Qui plus est, les dispositions rétroactives intervenant en matière de procédure d’imposition doivent être admises, dans la mesure où elles ne nuisent pas directement aux intérêts pécuniaires du contribuable.

En revanche, les dispositions « économiquement » rétroactives sont épargnées par la rédaction actuelle de l’article 1er de la proposition de loi organique. Or, comme l’a écrit notre collègue Jean-Luc Warsmann en 1998, « les mesures les plus mal ressenties sont économiquement rétroactives […] Ne disposant que pour l’avenir, elles modifient le traitement fiscal de situations – parfois contractuelles – en cours […] Le législateur peut donc à tout moment porter atteinte à la sécurité juridique des contribuables, soit en affectant l’économie de contrats en cours, soit en portant atteinte à des situations établies en fonction de dispositions fiscales à terme fixé par la loi ou considérées comme pérennes. Le plus surprenant est qu’il soit pleinement admis que soient remis en cause des dispositifs fiscaux incitatifs qui avaient été mis en place pour une durée déterminée afin de contribuer à la rationalité des décisions de moyen ou long terme des agents économiques » (Rapport n° 1191 fait au nom de la commission des Lois constitutionnelles, de la législation et de l’administration générale de la République sur la proposition de loi organique n° 1151 de M. Nicolas Sarkozy et plusieurs de ses collègues, modifiant l’ordonnance n° 59‑2 du 2 janvier 1959 portant loi organique relative aux lois de finances, p. 14).
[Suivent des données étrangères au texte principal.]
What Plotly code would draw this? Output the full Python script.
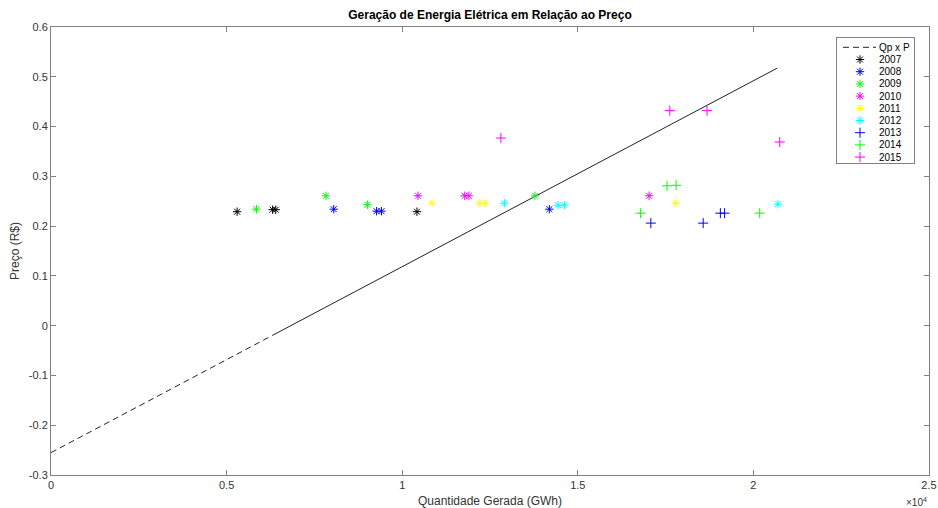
import plotly.graph_objects as go

# ---------------- data ----------------
anos = ["2007", "2008", "2009", "2010", "2011", "2012", "2013", "2014", "2015"]
geracao_2007 = [5300, 6310, 6400, 10420]
preco_2007 = [0.229, 0.233, 0.233, 0.229]
geracao_2008 = [8050, 9270, 9410, 14190]
preco_2008 = [0.234, 0.230, 0.230, 0.234]
geracao_2009 = [5850, 7830, 9010, 13780]
preco_2009 = [0.234, 0.261, 0.243, 0.261]
geracao_2010 = [10450, 11780, 11900, 17030]
preco_2010 = [0.261, 0.261, 0.261, 0.261]
geracao_2011 = [10850, 12210, 12370, 17790]
preco_2011 = [0.246, 0.246, 0.246, 0.246]
geracao_2012 = [12910, 14440, 14620, 20700]
preco_2012 = [0.246, 0.242, 0.242, 0.244]
geracao_2013 = [17080, 18570, 19060, 19180]
preco_2013 = [0.206, 0.206, 0.226, 0.226]
geracao_2014 = [16790, 17540, 17800, 20180]
preco_2014 = [0.226, 0.281, 0.282, 0.226]
geracao_2015 = [12810, 17620, 18680, 20750]
preco_2015 = [0.377, 0.432, 0.432, 0.369]

# regression line Qp x P
reta_intercepto = -0.255
reta_inclinacao = 3.735e-5
reta_x_tracejado = [0, 6300]
reta_x_solido = [6300, 20680]

x_tickvals = [0, 5000, 10000, 15000, 20000, 25000]
x_ticktext = ["0", "0.5", "1", "1.5", "2", "2.5"]
y_tickvals = [-0.3, -0.2, -0.1, 0, 0.1, 0.2, 0.3, 0.4, 0.5, 0.6]
y_ticktext = ["-0.3", "-0.2", "-0.1", "0", "0.1", "0.2", "0.3", "0.4", "0.5", "0.6"]

# ---------------- styles ----------------
geracoes = [geracao_2007, geracao_2008, geracao_2009, geracao_2010, geracao_2011,
            geracao_2012, geracao_2013, geracao_2014, geracao_2015]
precos = [preco_2007, preco_2008, preco_2009, preco_2010, preco_2011,
          preco_2012, preco_2013, preco_2014, preco_2015]
cores = ["#000000", "#0000ff", "#00ff00", "#ff00ff", "#ffff00", "#00ffff",
         "#0000ff", "#00ff00", "#ff00ff"]
simbolos = ["asterisk-open"] * 6 + ["cross-thin-open"] * 3
tamanhos = [7] * 6 + [7.2] * 3

FONT = "Liberation Sans, Arial, sans-serif"
TXT = "#333333"
AX = "#808080"

fig = go.Figure()

def reta(xs):
    return [reta_intercepto + reta_inclinacao * v for v in xs]

fig.add_trace(go.Scatter(x=reta_x_tracejado, y=reta(reta_x_tracejado), mode="lines",
                         line=dict(color="#222222", width=1, dash="6px,4px"),
                         showlegend=False, hoverinfo="skip"))
fig.add_trace(go.Scatter(x=reta_x_solido, y=reta(reta_x_solido), mode="lines",
                         line=dict(color="#222222", width=1),
                         showlegend=False, hoverinfo="skip"))

for ano, gx, py, c, s, sz in zip(anos, geracoes, precos, cores, simbolos, tamanhos):
    fig.add_trace(go.Scatter(x=gx, y=py, mode="markers", name=ano,
                             marker=dict(symbol=s, size=sz, color=c,
                                         line=dict(color=c, width=1)),
                             showlegend=False))

# ---------------- custom legend (inset axes) ----------------
rotulos = ["Qp x P"] + anos
passo = 12.2
y0 = 9.3
fig.add_trace(go.Scatter(x=[6, 39], y=[y0, y0], mode="lines", xaxis="x2", yaxis="y2",
                         line=dict(color="#222222", width=1, dash="6px,4px"),
                         showlegend=False, hoverinfo="skip"))
for i, (c, s, sz) in enumerate(zip(cores, simbolos, tamanhos)):
    yy = y0 + passo * (i + 1)
    fig.add_trace(go.Scatter(x=[23], y=[yy], mode="markers", xaxis="x2", yaxis="y2",
                             marker=dict(symbol=s, size=sz, color=c,
                                         line=dict(color=c, width=1)),
                             showlegend=False, hoverinfo="skip"))
for i, r in enumerate(rotulos):
    fig.add_annotation(x=42, y=y0 + passo * i, xref="x2", yref="y2", text=r,
                       showarrow=False, xanchor="left", yanchor="middle", xshift=-2,
                       font=dict(family=FONT, size=10, color="#000000"))

fig.update_layout(
    width=938, height=508,
    margin=dict(l=51, r=9, t=27, b=33, autoexpand=False),
    paper_bgcolor="white", plot_bgcolor="white",
    font=dict(family=FONT, size=11, color=TXT),
    showlegend=False,
    title=dict(text="<b>Geração de Energia Elétrica em Relação ao Preço</b>",
               x=0.5, xref="paper", xanchor="center", y=1 - 15 / 508, yanchor="middle",
               font=dict(family=FONT, size=12, color="#000000")),
    xaxis=dict(range=[0, 25000], tickvals=x_tickvals, ticktext=x_ticktext,
               showgrid=False, zeroline=False, showline=True, linecolor=AX, linewidth=1,
               mirror="allticks", ticks="inside", ticklen=5, tickcolor=AX,
               automargin=False,
               tickfont=dict(size=11, color=TXT),
               title=dict(text="Quantidade Gerada (GWh)", standoff=8,
                          font=dict(size=12, color=TXT))),
    yaxis=dict(range=[-0.3, 0.6], tickvals=y_tickvals, ticktext=y_ticktext,
               showgrid=False, zeroline=False, showline=True, linecolor=AX, linewidth=1,
               mirror="allticks", ticks="inside", ticklen=5, tickcolor=AX,
               automargin=False,
               tickfont=dict(size=11, color=TXT),
               title=dict(text="Preço (R$)", standoff=6,
                          font=dict(size=12, color=TXT))),
    xaxis2=dict(domain=[(837 - 51) / 878, (914 - 51) / 878], range=[0, 77],
                anchor="y2", showgrid=False, zeroline=False, showticklabels=False,
                showline=True, mirror=True, linecolor=AX, ticks="", automargin=False),
    yaxis2=dict(domain=[(475 - 163) / 448, (475 - 38) / 448], range=[125, 0],
                anchor="x2", showgrid=False, zeroline=False, showticklabels=False,
                showline=True, mirror=True, linecolor=AX, ticks="", automargin=False),
)

fig.add_annotation(x=1, y=-(510 - 475) / 448, xref="paper", yref="paper",
                   text="×10<sup>4</sup>", showarrow=False, xanchor="right", yanchor="bottom",
                   font=dict(family=FONT, size=10, color=TXT))

fig.write_html("out.html")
L’établissement d’un impôt économiquement rétroactif est contraire à la liberté fondamentale qu’ont nos concitoyens de pouvoir déterminer leurs actes en fonction d’un état du droit. C’est la raison pour laquelle votre rapporteur propose de compléter l’article 1er de la proposition de loi organique, qui, dans sa rédaction actuelle, ne prohibe pas la rétroactivité « économique » par deux dispositions visant à intégrer cette forme de rétroactivité dans le champ des dispositions fiscales prohibées.

La première tend à écarter l’application aux contrats en cours de dispositions fiscales qui, quoique non-rétroactives juridiquement, auraient pour effet d’en bouleverser l’équilibre financier.

La seconde, inspirée par les propositions de loi déposées respectivement en 1998 et en 1999 par les Présidents Nicolas Sarkozy et Philippe Marini, a pour objet d’interdire la remise en cause par une loi ultérieure d’un dispositif fiscal incitatif qu’une loi antérieure a institué pour une durée précisément déterminée, sauf s’il s’agit de le rendre plus favorable au contribuable avant le terme initialement fixé.

S’il convient de mettre un terme aux lois de validation fiscales qui nourrissent chez nos concitoyens des sentiments à la fois d’injustice et d’insécurité juridique, il faut toutefois réserver le cas où ces lois sont favorables au contribuable, car, comme l’a expliqué notre collègue Jean-Luc Warsmann en 1998, « une validation ou une régularisation rétroactives peuvent être la meilleure, sinon la seule solution » en cas de remise en cause jurisprudentielle du fondement politique d’impositions ou de règles fiscales.